Partial reversal (L4→L6): anisotropy dips back to 0.702. Some specialisation happens in the middle-early layers — the attention patterns become more content-specific, temporarily reducing the shared bias.

Second build (L7→L12): anisotropy climbs again to its global peak of 0.924. This is the backbone attractor we've documented elsewhere: by L12, all sentence representations have converged toward a common "generic English sentence" direction regardless of content.

Gradual decline (L13→L23): contrastive fine-tuning in L13–L24 slowly pushes representations apart. Anisotropy falls from 0.909 to 0.672 over 11 layers.

Final crash (L23→L24): anisotropy drops from 0.672 to 0.417 in a single layer. The last layer does the majority of the fine-tuning's geometric work. This is consistent with the peak contribution layer finding: 77% of dimension-wise changes happen at L24 in mxbai_std.

The cone isn't a gentle pretraining artifact that fine-tuning gradually erodes. It builds to a peak at L12, then fine-tuning mostly ignores it until the final layer where it does nearly all the discriminative work at once.

Experiment 2: Mean pooling creates most of the cone

The standard explanation for anisotropy in sentence embeddings is MLM pretraining — common tokens establish a dominant direction. But there's a more proximal cause: mean pooling.

We measured anisotropy at L12 and L24 on two different representations:

Token-level: all non-padding token representations stacked (before pooling)
Sentence-level: mean-pooled sentence embeddings

	L12	L24
Token-level anisotropy	0.446	0.379
Sentence-level anisotropy	0.924	0.417
Gap (sentence − token)	+0.478	+0.038

At L12: token-level anisotropy is 0.446 — moderate. Sentence-level is 0.924 — extreme. Mean pooling more than doubles the anisotropy at the depth where the backbone attractor peaks.

Why? When you average N token vectors, the common component (the shared "northeast" direction) gets reinforced — it's present in every token, so it survives averaging. The sentence-specific signal is more variable across tokens and partially cancels. Mean pooling acts as a low-pass filter on the token geometry, keeping the shared background and suppressing the unique foreground.

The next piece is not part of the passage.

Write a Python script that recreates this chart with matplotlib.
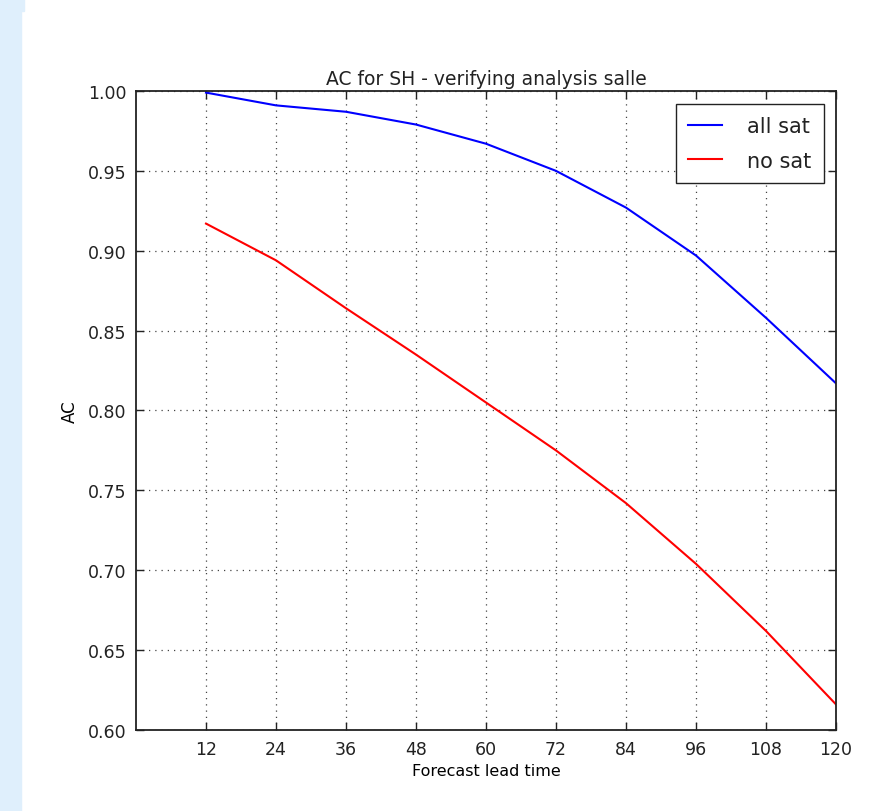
import matplotlib
matplotlib.use("Agg")
import matplotlib.pyplot as plt
from matplotlib.patches import Rectangle

lead = [12, 24, 36, 48, 60, 72, 84, 96, 108, 120]
all_sat = [0.999, 0.991, 0.987, 0.979, 0.967, 0.950, 0.927, 0.897, 0.858, 0.817]
no_sat = [0.917, 0.894, 0.864, 0.835, 0.805, 0.775, 0.742, 0.704, 0.662, 0.616]

plt.rcParams['font.size'] = 12
plt.rcParams['text.color'] = '#222222'
plt.rcParams['xtick.color'] = '#222222'
plt.rcParams['ytick.color'] = '#222222'

fig = plt.figure(figsize=(8.73, 8.12), dpi=100)
# light blue strip down the left edge of the page
fig.patches.append(Rectangle((0, 0), 21 / 873, 1, transform=fig.transFigure,
                             color='#dfeffc', zorder=-1))
fig.patches.append(Rectangle((0, 1 - 12 / 812), 24 / 873, 12 / 812, transform=fig.transFigure,
                             color='#dfeffc', zorder=-1))
ax = fig.add_axes([136 / 873, 81 / 812, 700 / 873, 639 / 812])

ax.plot(lead, all_sat, color='blue', label='all sat')
ax.plot(lead, no_sat, color='red', label='no sat')

ax.set_xlim(0, 120)
ax.set_ylim(0.60, 1.00)
ax.set_xticks(lead)
ax.set_yticks([0.60, 0.65, 0.70, 0.75, 0.80, 0.85, 0.90, 0.95, 1.00])
ax.tick_params(direction='in', length=6, width=1, pad=7, labelsize=12.5)
ax.tick_params(top=True, right=True)
ax.grid(True, color='#444444', linestyle=(0, (1, 4)), linewidth=0.9)
for s in ax.spines.values():
    s.set_linewidth(1.3)
    s.set_color('#222222')

ax.set_title('AC for SH - verifying analysis salle', fontsize=13.5, pad=5)
ax.set_xlabel('Forecast lead time', fontsize=11.5, labelpad=4)
ax.set_ylabel('AC', fontsize=12, labelpad=6)
leg = ax.legend(loc='upper right', fontsize=15, fancybox=False, framealpha=1,
                edgecolor='#222222', handlelength=1.6, handletextpad=1.2,
                borderpad=0.6, labelspacing=0.7, borderaxespad=0.6)
leg.get_frame().set_linewidth(1.0)

fig.savefig('out.png', dpi=100)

At L24: the gap almost disappears (sentence=0.417, token=0.379). The contrastive fine-tuning in L13–L24 has done two things simultaneously: it has pushed sentence embeddings apart (reducing anisotropy from 0.924 to 0.417), and it has done so in a way that makes the pooled representations less dominated by the shared token signal.

The practical implication: the L12 anisotropy crisis is largely a pooling artifact. If you extract token-level representations at L12, they're already at 0.446 — not great, but not the 0.924 catastrophe you get from mean pooling. Mean pooling at the wrong layer is as harmful as the backbone attractor itself.

Experiment 3: What does the cone axis encode?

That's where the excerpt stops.